I’m always reading tutorials—every day I take in at least one (and often more)—so I can see how other people are approaching things, and how they teach it, there’s always something to be learned. I also like to see if I can “improve” the steps taken to reproduce the effect, and try to make it more “efficient”(at least, for me anyway).
There are dozens of techniques to produce a pencil sketch look from a photo; my personal favourite up until a few years ago (ok, probably a dozen) was the duplicated layer, inverted, blurred and blended using color dodge—you can find that one all over the place on the web. Let’s take a quick look at that:
The Color Dodge Mode Pencil Sketch Look
Take an image—here I’m using “Beautiful Woman with Healthy Long Hair” by koji6aca on Adobe Stock; I’m not licensing the image at this point so I’m going to work with the watermarked FPO at the moment. There is usually a step mentioned here that makes the image desaturated to start with—we’ll stick to colour for now as we can always add that step later. Here are the steps in this method:
- Duplicate the layer (⌘-J)
- Invert the duplicate (⌘-I)
- Set the blend mode of the duplicate layer to Color Dodge (SHIFT-ALT-D with any non-painting tool selected)
- Apply the Gaussian Blur filter to the duplicate; tune as desired
- Optionally, add a Levels adjustment to make it more “contrasty” (and if you do want the monochrome look, also add a Hue/Saturation adjustment layer, with the Saturation value at zero)
The Divide Mode Version (Layered)
More recently, specifically since the advent of the Divide blend mode, I’ve favoured this one:
- Duplicate the Layer; there’s no need to invert the copy, so one step reduced already
- Set the blend mode to Divide—sadly no accelerator key combo for this one AFAIK, such a shame it isn’t SHIFT-ALT-/ as that would really make sense, don’t you think?
- Use the Gaussian Blur filter, as in the previous method
- Optionally use the Levels adjustment layer
The Divide Mode Version, Working Smarter
So what’s wrong with those methods? Well, technically nothing—they both work perfectly well—but they are both destructive. I’ve seen a tutorial today (using the Color Dodge method) while I was fact-checking that did use a smart object on the duplicated layer so that the Gaussian Blur filter could be tuned, but it could be better. In fact, if this were a an actual brief, then it could be a whole lot better.

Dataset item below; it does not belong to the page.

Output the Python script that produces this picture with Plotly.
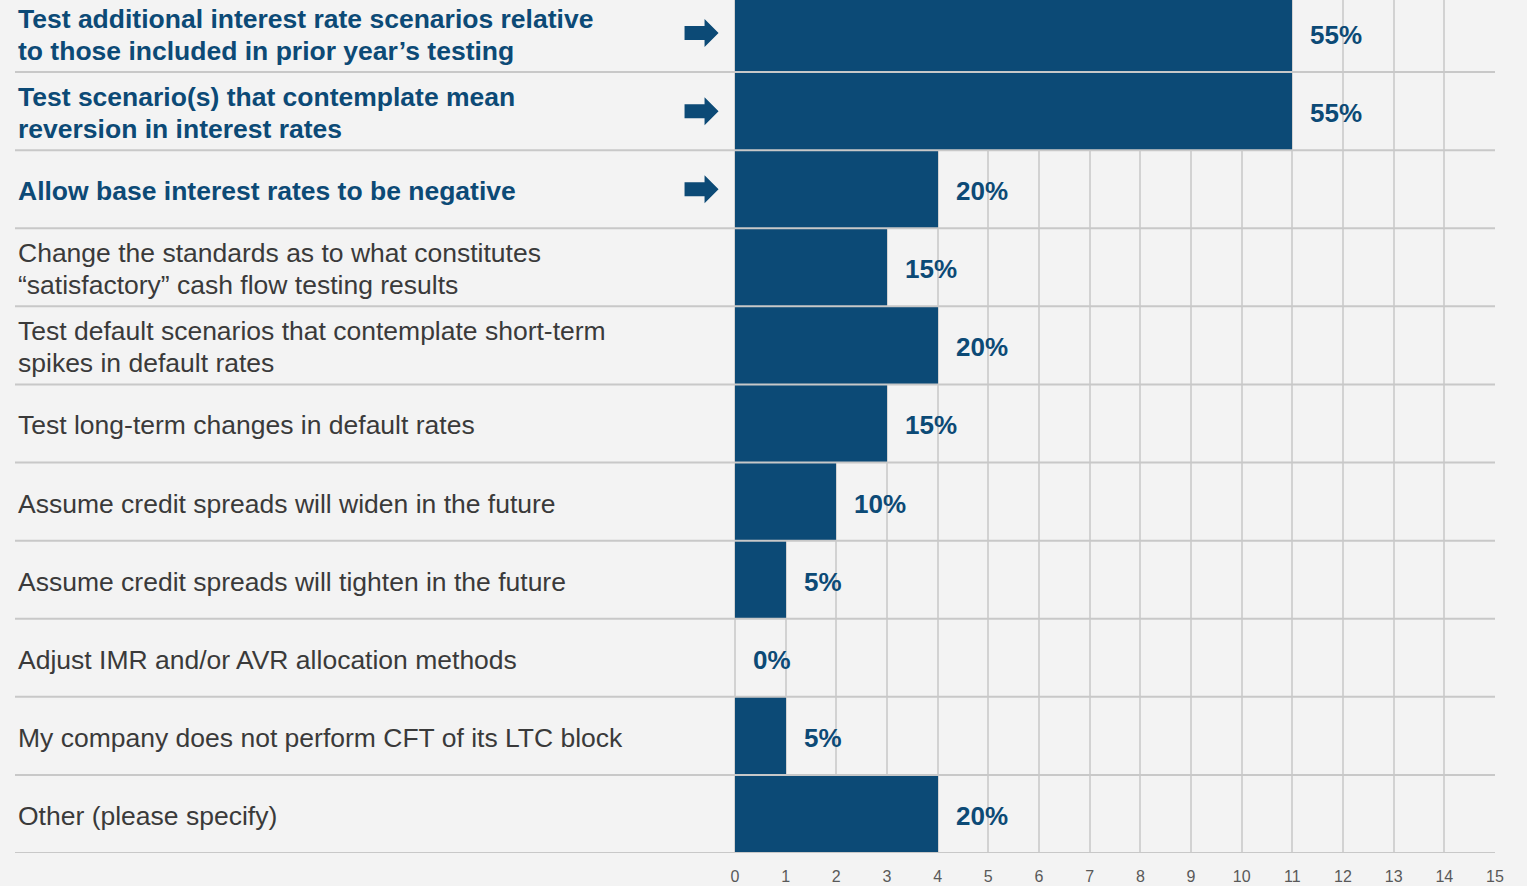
import plotly.graph_objects as go

# Survey responses (count of respondents per option, out of 20)
options = [
    "Test additional interest rate scenarios relative<br>to those included in prior year’s testing",
    "Test scenario(s) that contemplate mean<br>reversion in interest rates",
    "Allow base interest rates to be negative",
    "Change the standards as to what constitutes<br>“satisfactory” cash flow testing results",
    "Test default scenarios that contemplate short-term<br>spikes in default rates",
    "Test long-term changes in default rates",
    "Assume credit spreads will widen in the future",
    "Assume credit spreads will tighten in the future",
    "Adjust IMR and/or AVR allocation methods",
    "My company does not perform CFT of its LTC block",
    "Other (please specify)",
]
counts = [11, 11, 4, 3, 4, 3, 2, 1, 0, 1, 4]
highlighted = [True, True, True, False, False, False, False, False, False, False, False]
respondents = 20
tick_values = list(range(0, 16))

BLUE = "#0c4a76"
TEXT = "#3a3a3a"
BG = "#f3f3f3"
FONT = "Liberation Sans, Arial, sans-serif"

W, H = 1527, 886
ML, MR, MT, MB = 15, 32, 0, 33
X_MIN, X_MAX = -14.21, 15
Y_BOTTOM, Y_TOP = 10.5, -0.423
LINE_GAP = 32  # pixel spacing between wrapped label lines

rows = list(range(len(options)))
pcts = [round(c / respondents * 100) for c in counts]

fig = go.Figure()
fig.add_trace(go.Bar(
    x=counts, y=rows, orientation="h",
    marker=dict(color=BLUE, line=dict(width=0)),
    hoverinfo="skip", showlegend=False,
))

annotations = []
for r, label, hl in zip(rows, options, highlighted):
    lines = label.split("<br>")
    n = len(lines)
    for k, line in enumerate(lines):
        offset = ((n - 1) / 2 - k) * LINE_GAP
        annotations.append(dict(
            x=X_MIN, y=r, xref="x", yref="y", xanchor="left", yanchor="middle",
            xshift=1, yshift=offset - 2, align="left", showarrow=False,
            text=f"<b>{line}</b>" if hl else line,
            font=dict(family=FONT, size=26.5, color=BLUE if hl else TEXT),
        ))

for r, c, p in zip(rows, counts, pcts):
    annotations.append(dict(
        x=c, y=r, xref="x", yref="y", xanchor="left", yanchor="middle",
        xshift=16, yshift=-2, showarrow=False,
        text=f"<b>{p}%</b>",
        font=dict(family=FONT, size=26, color=BLUE),
    ))

shapes = []
# Row separators running under the labels and across the bars
for r in rows:
    shapes.append(dict(
        type="line", xref="x", yref="y", x0=X_MIN, x1=X_MAX, y0=r + 0.5, y1=r + 0.5,
        line=dict(color="#c8c8c8", width=2), layer="above",
    ))

# Block arrows pointing at the highlighted options
arrow_path = "M -17,-7 L 3,-7 L 3,-14 L 17,0 L 3,14 L 3,7 L -17,7 Z"
for r, hl in zip(rows, highlighted):
    if hl:
        shapes.append(dict(
            type="path", xref="x", yref="y", xsizemode="pixel", ysizemode="pixel",
            xanchor=-0.66, yanchor=r, path=arrow_path,
            fillcolor=BLUE, line=dict(width=0), layer="above",
        ))

fig.update_layout(
    width=W, height=H,
    margin=dict(l=ML, r=MR, t=MT, b=MB, pad=0),
    paper_bgcolor=BG, plot_bgcolor=BG,
    bargap=0,
    xaxis=dict(
        range=[X_MIN, X_MAX], tickvals=tick_values,
        ticktext=[str(v) for v in tick_values],
        showgrid=True, gridcolor="#d2d2d2", gridwidth=1.5,
        zeroline=False, showline=False, ticks="",
        ticklabelstandoff=12,
        tickfont=dict(family=FONT, size=16, color="#595959"),
    ),
    yaxis=dict(
        range=[Y_BOTTOM, Y_TOP], showgrid=False, zeroline=False,
        showticklabels=False, showline=False, ticks="",
    ),
    annotations=annotations,
    shapes=shapes,
)

fig.write_html("out.html")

Let’s pretend, for a moment, that we need to use this technique on a real job, and we need to use a stock image. The previous two methods both then start to crumble as steps 2 onward need to be repeated once you have the final asset in place, so they would have to be reworked. This method holds good for this entire process:
- Convert your existing image to a smart object
- Apply the Gaussian Blur filter (you don’t need to worry too much about the settings, around 3-4 should do for now
- In the Layers Panel, you’ll see that Gaussian Blur appears as a smart filter (you can double-click on those words in the panel at any time to revisit the filter); on the right of the filter is the filter blending icon—double-click that and change the blending mode to Divide
- Just as before, optionally add adjustment layers as desired. There’s no difference in the way it’s applied, so if you’re comparing versions here then I’ll save you the trouble as I used different settings each time.
- Sticking with our “real world scenario” we now put this on to Creative Cloud, and invite our client to comment on the work, and approve the image we have selected. The client approves and all we need to do is license the image, which we can do from the library panel. If this doesn’t update automatically, simply open the smart object and replace the contents with the licensed version—the workflow is best when you place a linked copy to start off with, but I was trying to keep a “level field” for each effect.